■ DATA LINES ■
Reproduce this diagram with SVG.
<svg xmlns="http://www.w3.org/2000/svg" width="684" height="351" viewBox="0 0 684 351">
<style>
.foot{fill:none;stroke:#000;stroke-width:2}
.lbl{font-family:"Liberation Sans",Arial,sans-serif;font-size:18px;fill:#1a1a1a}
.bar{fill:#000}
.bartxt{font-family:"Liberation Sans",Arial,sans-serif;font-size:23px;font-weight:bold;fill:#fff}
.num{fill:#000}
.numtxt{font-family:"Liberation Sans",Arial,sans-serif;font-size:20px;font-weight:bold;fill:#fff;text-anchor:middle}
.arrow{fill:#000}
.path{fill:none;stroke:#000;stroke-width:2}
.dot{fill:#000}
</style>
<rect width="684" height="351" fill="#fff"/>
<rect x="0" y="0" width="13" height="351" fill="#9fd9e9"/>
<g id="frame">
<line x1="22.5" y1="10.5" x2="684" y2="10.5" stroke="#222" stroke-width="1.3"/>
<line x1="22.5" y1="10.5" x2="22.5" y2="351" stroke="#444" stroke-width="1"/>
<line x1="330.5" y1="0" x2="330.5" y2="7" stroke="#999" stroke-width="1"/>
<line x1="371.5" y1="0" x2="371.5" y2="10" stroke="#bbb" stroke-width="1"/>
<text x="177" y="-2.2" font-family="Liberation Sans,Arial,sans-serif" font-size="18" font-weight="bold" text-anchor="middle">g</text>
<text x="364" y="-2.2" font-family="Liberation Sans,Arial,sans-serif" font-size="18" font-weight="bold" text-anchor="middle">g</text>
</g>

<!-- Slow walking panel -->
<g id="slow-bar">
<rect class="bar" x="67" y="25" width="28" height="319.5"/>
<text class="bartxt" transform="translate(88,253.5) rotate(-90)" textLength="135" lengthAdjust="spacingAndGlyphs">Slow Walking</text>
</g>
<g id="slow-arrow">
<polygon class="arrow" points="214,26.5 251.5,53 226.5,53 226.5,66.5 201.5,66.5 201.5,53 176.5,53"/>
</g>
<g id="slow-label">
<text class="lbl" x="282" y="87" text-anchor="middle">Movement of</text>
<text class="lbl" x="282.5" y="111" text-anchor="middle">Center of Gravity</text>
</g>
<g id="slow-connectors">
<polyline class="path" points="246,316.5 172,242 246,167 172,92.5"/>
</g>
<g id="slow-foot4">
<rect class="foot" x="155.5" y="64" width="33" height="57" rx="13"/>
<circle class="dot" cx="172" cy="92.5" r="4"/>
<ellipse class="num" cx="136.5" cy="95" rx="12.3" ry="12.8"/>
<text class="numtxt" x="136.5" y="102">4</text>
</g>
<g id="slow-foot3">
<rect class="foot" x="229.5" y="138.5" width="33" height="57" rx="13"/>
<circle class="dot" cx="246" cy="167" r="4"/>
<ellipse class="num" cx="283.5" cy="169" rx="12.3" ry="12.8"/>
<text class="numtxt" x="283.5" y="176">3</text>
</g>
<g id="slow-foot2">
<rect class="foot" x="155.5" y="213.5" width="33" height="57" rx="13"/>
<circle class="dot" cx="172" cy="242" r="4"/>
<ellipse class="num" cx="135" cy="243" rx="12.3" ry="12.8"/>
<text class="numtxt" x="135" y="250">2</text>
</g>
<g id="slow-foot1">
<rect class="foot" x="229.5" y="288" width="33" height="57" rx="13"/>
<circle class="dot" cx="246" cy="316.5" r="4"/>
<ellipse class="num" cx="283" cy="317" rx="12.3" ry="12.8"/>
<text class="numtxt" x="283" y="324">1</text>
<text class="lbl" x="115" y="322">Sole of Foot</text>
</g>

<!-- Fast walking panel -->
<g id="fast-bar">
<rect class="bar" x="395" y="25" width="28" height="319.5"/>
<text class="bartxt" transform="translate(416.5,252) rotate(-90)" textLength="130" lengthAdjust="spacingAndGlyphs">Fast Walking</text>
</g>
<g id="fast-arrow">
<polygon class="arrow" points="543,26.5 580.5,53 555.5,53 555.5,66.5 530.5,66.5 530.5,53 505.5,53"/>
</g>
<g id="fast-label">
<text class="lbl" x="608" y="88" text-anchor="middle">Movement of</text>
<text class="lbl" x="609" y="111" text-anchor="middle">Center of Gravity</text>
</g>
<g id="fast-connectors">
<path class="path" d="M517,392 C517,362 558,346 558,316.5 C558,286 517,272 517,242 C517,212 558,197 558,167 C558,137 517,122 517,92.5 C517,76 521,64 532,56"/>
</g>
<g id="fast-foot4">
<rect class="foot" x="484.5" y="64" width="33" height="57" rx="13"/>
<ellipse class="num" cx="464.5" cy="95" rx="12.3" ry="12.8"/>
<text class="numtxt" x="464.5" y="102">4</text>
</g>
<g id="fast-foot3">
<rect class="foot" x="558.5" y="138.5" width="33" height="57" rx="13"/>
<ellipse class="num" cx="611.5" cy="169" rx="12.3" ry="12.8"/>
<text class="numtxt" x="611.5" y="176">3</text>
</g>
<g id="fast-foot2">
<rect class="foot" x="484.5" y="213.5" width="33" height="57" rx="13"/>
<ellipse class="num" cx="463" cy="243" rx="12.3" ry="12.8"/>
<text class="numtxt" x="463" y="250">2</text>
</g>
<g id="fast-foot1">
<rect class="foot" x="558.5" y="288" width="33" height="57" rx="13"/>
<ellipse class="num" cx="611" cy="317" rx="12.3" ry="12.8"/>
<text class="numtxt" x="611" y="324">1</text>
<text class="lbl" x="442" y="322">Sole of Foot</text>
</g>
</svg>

■ INSTRUCTIONS TO FOLLOW ■
Go through the material above line by line and copy it exactly.

■ EXERCISE ANSWER ■
Reproduce this diagram with SVG.
<svg xmlns="http://www.w3.org/2000/svg" width="684" height="351" viewBox="0 0 684 351">
<style>
.foot{fill:none;stroke:#000;stroke-width:2}
.lbl{font-family:"Liberation Sans",Arial,sans-serif;font-size:18px;fill:#1a1a1a}
.bar{fill:#000}
.bartxt{font-family:"Liberation Sans",Arial,sans-serif;font-size:23px;font-weight:bold;fill:#fff}
.num{fill:#000}
.numtxt{font-family:"Liberation Sans",Arial,sans-serif;font-size:20px;font-weight:bold;fill:#fff;text-anchor:middle}
.arrow{fill:#000}
.path{fill:none;stroke:#000;stroke-width:2}
.dot{fill:#000}
</style>
<rect width="684" height="351" fill="#fff"/>
<rect x="0" y="0" width="13" height="351" fill="#9fd9e9"/>
<g id="frame">
<line x1="22.5" y1="10.5" x2="684" y2="10.5" stroke="#222" stroke-width="1.3"/>
<line x1="22.5" y1="10.5" x2="22.5" y2="351" stroke="#444" stroke-width="1"/>
<line x1="330.5" y1="0" x2="330.5" y2="7" stroke="#999" stroke-width="1"/>
<line x1="371.5" y1="0" x2="371.5" y2="10" stroke="#bbb" stroke-width="1"/>
<text x="177" y="-2.2" font-family="Liberation Sans,Arial,sans-serif" font-size="18" font-weight="bold" text-anchor="middle">g</text>
<text x="364" y="-2.2" font-family="Liberation Sans,Arial,sans-serif" font-size="18" font-weight="bold" text-anchor="middle">g</text>
</g>

<!-- Slow walking panel -->
<g id="slow-bar">
<rect class="bar" x="67" y="25" width="28" height="319.5"/>
<text class="bartxt" transform="translate(88,253.5) rotate(-90)" textLength="135" lengthAdjust="spacingAndGlyphs">Slow Walking</text>
</g>
<g id="slow-arrow">
<polygon class="arrow" points="214,26.5 251.5,53 226.5,53 226.5,66.5 201.5,66.5 201.5,53 176.5,53"/>
</g>
<g id="slow-label">
<text class="lbl" x="282" y="87" text-anchor="middle">Movement of</text>
<text class="lbl" x="282.5" y="111" text-anchor="middle">Center of Gravity</text>
</g>
<g id="slow-connectors">
<polyline class="path" points="246,316.5 172,242 246,167 172,92.5"/>
</g>
<g id="slow-foot4">
<rect class="foot" x="155.5" y="64" width="33" height="57" rx="13"/>
<circle class="dot" cx="172" cy="92.5" r="4"/>
<ellipse class="num" cx="136.5" cy="95" rx="12.3" ry="12.8"/>
<text class="numtxt" x="136.5" y="102">4</text>
</g>
<g id="slow-foot3">
<rect class="foot" x="229.5" y="138.5" width="33" height="57" rx="13"/>
<circle class="dot" cx="246" cy="167" r="4"/>
<ellipse class="num" cx="283.5" cy="169" rx="12.3" ry="12.8"/>
<text class="numtxt" x="283.5" y="176">3</text>
</g>
<g id="slow-foot2">
<rect class="foot" x="155.5" y="213.5" width="33" height="57" rx="13"/>
<circle class="dot" cx="172" cy="242" r="4"/>
<ellipse class="num" cx="135" cy="243" rx="12.3" ry="12.8"/>
<text class="numtxt" x="135" y="250">2</text>
</g>
<g id="slow-foot1">
<rect class="foot" x="229.5" y="288" width="33" height="57" rx="13"/>
<circle class="dot" cx="246" cy="316.5" r="4"/>
<ellipse class="num" cx="283" cy="317" rx="12.3" ry="12.8"/>
<text class="numtxt" x="283" y="324">1</text>
<text class="lbl" x="115" y="322">Sole of Foot</text>
</g>

<!-- Fast walking panel -->
<g id="fast-bar">
<rect class="bar" x="395" y="25" width="28" height="319.5"/>
<text class="bartxt" transform="translate(416.5,252) rotate(-90)" textLength="130" lengthAdjust="spacingAndGlyphs">Fast Walking</text>
</g>
<g id="fast-arrow">
<polygon class="arrow" points="543,26.5 580.5,53 555.5,53 555.5,66.5 530.5,66.5 530.5,53 505.5,53"/>
</g>
<g id="fast-label">
<text class="lbl" x="608" y="88" text-anchor="middle">Movement of</text>
<text class="lbl" x="609" y="111" text-anchor="middle">Center of Gravity</text>
</g>
<g id="fast-connectors">
<path class="path" d="M517,392 C517,362 558,346 558,316.5 C558,286 517,272 517,242 C517,212 558,197 558,167 C558,137 517,122 517,92.5 C517,76 521,64 532,56"/>
</g>
<g id="fast-foot4">
<rect class="foot" x="484.5" y="64" width="33" height="57" rx="13"/>
<ellipse class="num" cx="464.5" cy="95" rx="12.3" ry="12.8"/>
<text class="numtxt" x="464.5" y="102">4</text>
</g>
<g id="fast-foot3">
<rect class="foot" x="558.5" y="138.5" width="33" height="57" rx="13"/>
<ellipse class="num" cx="611.5" cy="169" rx="12.3" ry="12.8"/>
<text class="numtxt" x="611.5" y="176">3</text>
</g>
<g id="fast-foot2">
<rect class="foot" x="484.5" y="213.5" width="33" height="57" rx="13"/>
<ellipse class="num" cx="463" cy="243" rx="12.3" ry="12.8"/>
<text class="numtxt" x="463" y="250">2</text>
</g>
<g id="fast-foot1">
<rect class="foot" x="558.5" y="288" width="33" height="57" rx="13"/>
<ellipse class="num" cx="611" cy="317" rx="12.3" ry="12.8"/>
<text class="numtxt" x="611" y="324">1</text>
<text class="lbl" x="442" y="322">Sole of Foot</text>
</g>
</svg>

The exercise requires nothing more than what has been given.